Es war nicht mehr als eine Delle. Dass die Bio-Branche in Deutschland 2022 nach zuvor Jahrzehnten des Wachstums an Zuspruch und Umsatz verloren hat, lag wohl allein an der damals sehr hohen Inflation und den daraus folgenden Sparzwängen der Konsumenten.
Darauf jedenfalls lassen die jüngsten Zahlen schließen. Denn sowohl 2023 als auch 2024 ging es wieder spürbar nach oben mit den Verkaufszahlen von Lebensmitteln aus ökologischem Anbau und nachhaltiger Tierhaltung. „Die Verbraucher greifen wieder stärker zu Bio“, berichtet Tina Andres, die Vorstandsvorsitzende des Bunds Ökologische Lebensmittelwirtschaft (BÖLW).
Rund um die 17-Milliarden-Euro-Marke pendelt der Bio-Umsatz im Jahr mittlerweile. „Das ist angesichts der schlechten wirtschaftlichen Gesamtentwicklung ein beachtlicher Sprung nach vorne“, sagt Andres. Meistgekaufte Produkte sind dabei Eier, gefolgt von Obst, Gemüse und Kartoffeln, sowie von Milchprodukten, Fleisch und Brot.
Verpackte und länger haltbare Bio-Lebensmittel wie Müsli, Nudeln, Fertiggerichte oder Gebäck weisen dabei zuletzt deutlich höhere Wachstumsraten auf als Frischeprodukte, meldeten der BÖLW wie auch der Deutsche Bauernverband zuletzt im Umfeld der Grünen Woche in Berlin, der weltgrößten Verbraucherschau für Landwirtschaft und Ernährung.
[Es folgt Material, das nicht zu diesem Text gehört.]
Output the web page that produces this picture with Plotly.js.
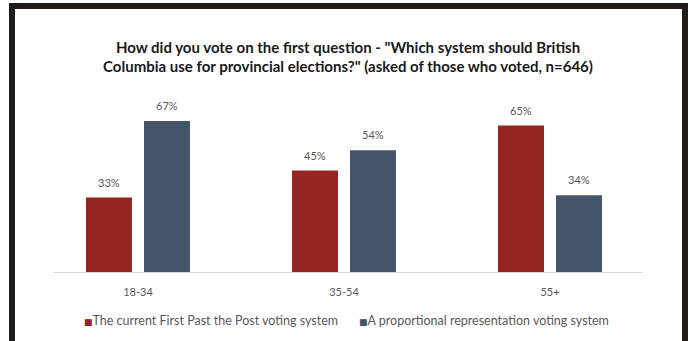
<!DOCTYPE html>
<html>
<head>
<meta charset="utf-8">
<script src="https://cdn.plot.ly/plotly-3.0.1.min.js"></script>
<style>
  html, body { margin: 0; padding: 0; background: #ffffff; }
  #wrap { position: relative; width: 689px; height: 341px; overflow: hidden; }
  #chart { position: absolute; left: 0; top: 0; width: 689px; height: 341px; }
  #frame { position: absolute; left: 9px; top: 3px; width: 667px; height: 335px;
           border: 6px solid #1f1b19; pointer-events: none; }
</style>
</head>
<body>
<div id="wrap">
  <div id="chart"></div>
  <div id="frame"></div>
</div>
<script>
const categories = ["18-34", "35-54", "55+"];
const fptpValues = [33, 45, 65];
const prValues = [67, 54, 34];
const seriesNames = ["The current First Past the Post voting system", "A proportional representation voting system"];
const titleText = 'How did you vote on the first question - "Which system should British<br>Columbia use for provincial elections?" (asked of those who voted, n=646)';

const colors = ["#962422", "#44546a"];
const bargap = 0.437, bargroupgap = 0.207;
const slot = (1 - bargap) / 2;
const font = "Lato, 'Open Sans', sans-serif";
const legendX = [0.049, 0.515];

const traces = [
  { type: "bar", name: seriesNames[0], x: categories, y: fptpValues, marker: { color: colors[0] }, hoverinfo: "none", showlegend: false },
  { type: "bar", name: seriesNames[1], x: categories, y: prValues, marker: { color: colors[1] }, hoverinfo: "none", showlegend: false }
];

const annotations = [];
[fptpValues, prValues].forEach((vals, s) => {
  vals.forEach((v, i) => {
    annotations.push({
      x: i + (s === 0 ? -slot / 2 : slot / 2), y: v, xref: "x", yref: "y",
      text: v + "%", showarrow: false, yanchor: "bottom", yshift: 7,
      font: { family: font, size: 11, color: "#595959" }
    });
  });
});
seriesNames.forEach((nm, s) => {
  annotations.push({
    x: legendX[s], y: -0.264, xref: "paper", yref: "paper", xanchor: "left", yanchor: "middle",
    showarrow: false,
    text: '<span style="color:' + colors[s] + ';font-size:9px;font-family:DejaVu Sans">■</span>' + nm,
    font: { family: font, size: 12.5, color: "#595959" }
  });
});

const layout = {
  width: 689, height: 341,
  margin: { l: 53, r: 46, t: 90, b: 69 },
  paper_bgcolor: "#ffffff", plot_bgcolor: "#ffffff",
  barmode: "group", bargap: bargap, bargroupgap: bargroupgap,
  title: { text: titleText, x: 0.5, xref: "paper", xanchor: "center", y: 0.846, yref: "container", yanchor: "top",
           font: { family: font, size: 15, color: "#1a1a1a", weight: "bold" } },
  xaxis: { type: "category", range: [-0.4126, 2.4515], showgrid: false, zeroline: false,
           showline: true, linecolor: "#d9d9d9", linewidth: 1, ticks: "", ticklabelstandoff: 10,
           tickfont: { family: font, size: 11, color: "#595959" }, fixedrange: true },
  yaxis: { range: [0, 80.75], visible: false, fixedrange: true },
  showlegend: false,
  annotations: annotations
};

Plotly.newPlot("chart", traces, layout, { displayModeBar: false, staticPlot: true });
</script>
</body>
</html>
Branchenexperten führen diese Entwicklung darauf zurück, dass auch in herkömmlichen Supermärkten, Discountern und Drogerien die Breite des Bio-Sortiments deutlich gewachsen ist. Ohnehin haben die klassischen Händler den Bio-, Naturkost- und Hofläden längst den Rang abgelaufen.
Jahr für Jahr verschieben sich die Marktanteile immer deutlicher, Aldi wirbt schon damit, der größte Bio-Händler in Deutschland zu sein. Unter dem Strich entfallen mittlerweile mehr als zwei Drittel des Umsatzes der Öko-Branche auf den klassischen Lebensmitteleinzelhandel, der auch im Bio-Segment verstärkt auf günstige Eigenmarken setzt.
Der Fachhandel wiederum liegt laut BÖLW bei nicht mal mehr 20 Prozent Marktanteil. Das bleibt nicht ohne Auswirkungen: Die Kette Superbiomarkt aus Münster musste zwischenzeitlich Insolvenz anmelden, gilt mittlerweile aber als saniert. Ähnlich ist es bei Biomare aus Leipzig. Basic aus München wiederum verschwindet vom Markt, die bundesweit verbliebenen 19 Filialen wurden aber von Tegut übernommen.
Die verkauften Waren kommen dabei aus aller Welt. Anbau und Produktion innerhalb Deutschlands steigen allerdings stetig. Gleichwohl klafft zwischen dem Status quo und den politischen gesetzten Zielen eine große Lücke, konstatiert das bundeseigene Thünen-Institut, das zur Entwicklung ländlicher Räume forscht.
30 Prozent Bio bis 2030 lautet die Vorgabe der früheren Ampel-Koalition. Tatsächlich aber wurde 2023 auf nur knapp zwei Millionen Hektar landwirtschaftlicher Fläche ökologisch gewirtschaftet, der Anteil liegt damit bei 11,8 Prozent. Etwa zwei Drittel davon erfüllen auch die im Vergleich zur EU-Öko-Verordnung noch einmal strengeren Standards von Bio-Verbänden wie Demeter oder Bioland.
Die Zahl der Höfe wiederum summiert sich auf knapp 37.000, das entspricht einer Quote von 14,4 Prozent. Mit Blick auf die Bundestagswahl fordert der Bauernverband in Sachen Bio mehr Realismus von einer neuen Regierung mit einer „strategischen Absatzförderung anstelle politischer Wachstumsvorgaben“.